Mona Hatoum's 3-D Cities. The UK-based artist, who was born in Palestine, admits her work has a 'political dimension'. Courtesy Fakhri Al-Alami
Mona Hatoum's 3-D Cities. The UK-based artist, who was born in Palestine, admits her work has a 'political dimension'. Courtesy Fakhri Al-Alami

The art of hospitality at the UK's Liverpool Biennial



It's the largest contemporary art festival in the UK, but Liverpool Biennial returns this weekend with a firmly international focus. The intriguing working title – The Unexpected Guest – might initially sound like the city is not quite sure who will turn up, but there's a more thoughtful concept at play here. The biennial has asked more than 60 artists from across the world to explore the idea of hospitality. The programme notes talk of not just the welcome extended to strangers, but how globalisation and migration between nations and cultures inspires artists.

In that context, the participation of the London-based Israeli artist Oreet Ashery makes perfect sense. Ashery left Jerusalem in 1987 for both personal and political reasons.

As a teenager, she joined peace movements and went on marches opposing the occupation of Palestine, but was called up for army service. After desperately trying to avoid what she has previously called "the nationalistic militant mentality" in Israel, she moved to the UK and her art career blossomed, producing site-specific work in a variety of guises, including an orthodox Jewish man, a fat farmer and a rabbit.

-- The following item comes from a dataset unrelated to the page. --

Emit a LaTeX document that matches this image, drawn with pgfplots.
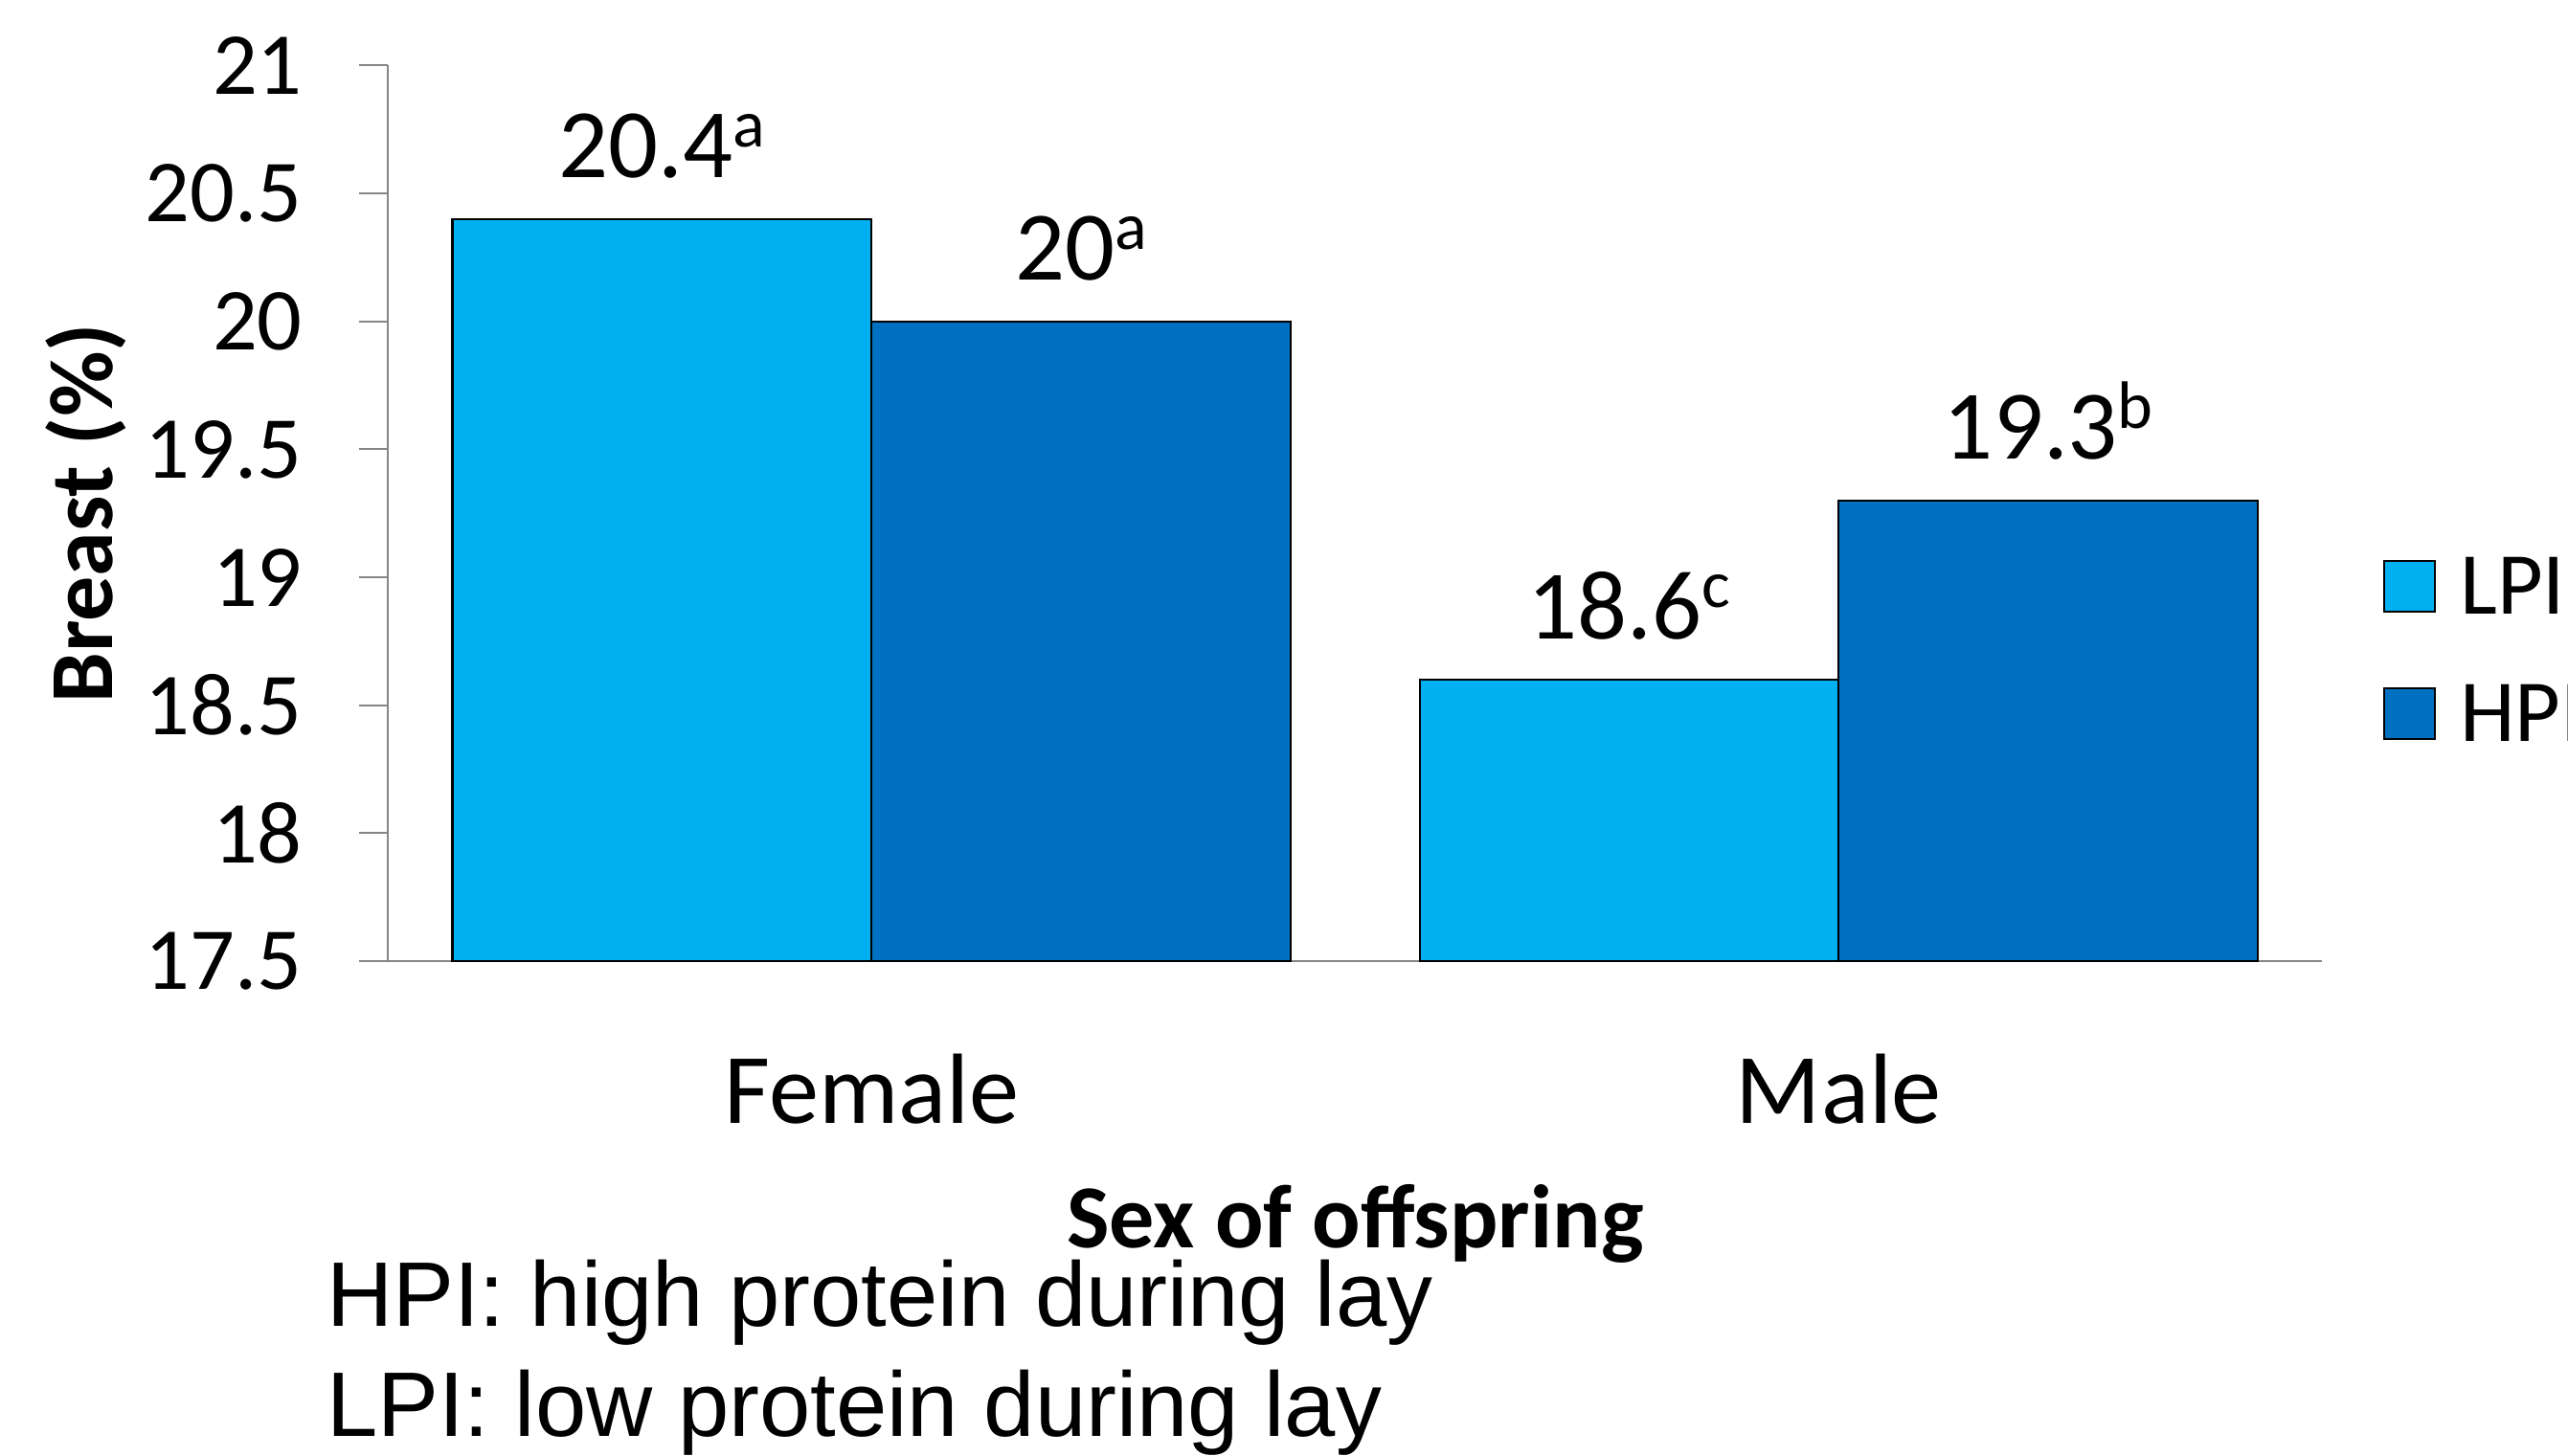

Almost 25 years later, she's still having fun investigating race, gender and the Arab and Muslim world, and her work at Liverpool, Party For Freedom, is a film that deftly investigates why immigration and Islam is still seen by some as a threat to western values of freedom.

"Party For Freedom refers to the Netherlands' right-wing political party, whose leader really did claim that Islam was a threat," she explains while on a break from installing her work.

"It's a ridiculous statement, obviously, so what I've tried to do through the visuals and the music is make his statements seem almost comical. I think, when you pick apart propaganda like this, the paranoia becomes obvious."

Ashery isn't the only artist at Liverpool Biennial to explore the Arab diaspora. Mona Hatoum, who was born in Palestine and settled in the UK when the Lebanese civil war broke out, doesn't like to think of her work as purely "about Palestine", but admits it has a political dimension. She brings a selection of recent works that largely use the idea of the map to explore cultural or political ignorance.

In Afghan (Red And Black), a traditional carpet appears to be worn out and ready for the tip. It's only when you look again that you realise the worn areas are actually a world map. Present Tense, a map of territories intended to be returned to Palestinian control after the 1993 Oslo Peace Accord, is made of olive-oil soap from Nablis, in the hope that one day the borders, like the soap, will be washed away.

Liverpool Biennial also offers another opportunity to see Kader Attia's Oil And Sugar #2. The French artist, who is of Algerian descent, pours motor oil on to a cube of sugar. As the white solid crumbles and dissolves into the viscous oil, it's difficult not to note the contemporary metaphors of politics and religion. His other work at the festival, Untitled (Ghardaïa), is similarly dramatic. It seems like a scale model of the Algerian World Heritage Site so beloved of the legendary Western architect, Le Corbusier, but closer inspection reveals Attia has constructed the entire piece from couscous.

Ashery, Hatoum and Attia are only a small part of this huge festival of art, which opens with The Source, the film exploring the creative process by the Californian artist Doug Aitkin. Tilda Swinton and Jack White are among the commentators, and the film is to be screened inside a special pavilion created by the architect David Adjaye. Nevertheless, there is the feeling that art inspired by the Arab world is making its mark.

"I must say, in some ways, it doesn't seem like the understanding of cultures alien to the West is getting any better, especially when you still see such huge incidences of hatred," says Ashery. But then, showing work at Liverpool Biennial does prove there is much more awareness and consciousness, that people aren't sucked into the propaganda. It's a long, long journey we're on."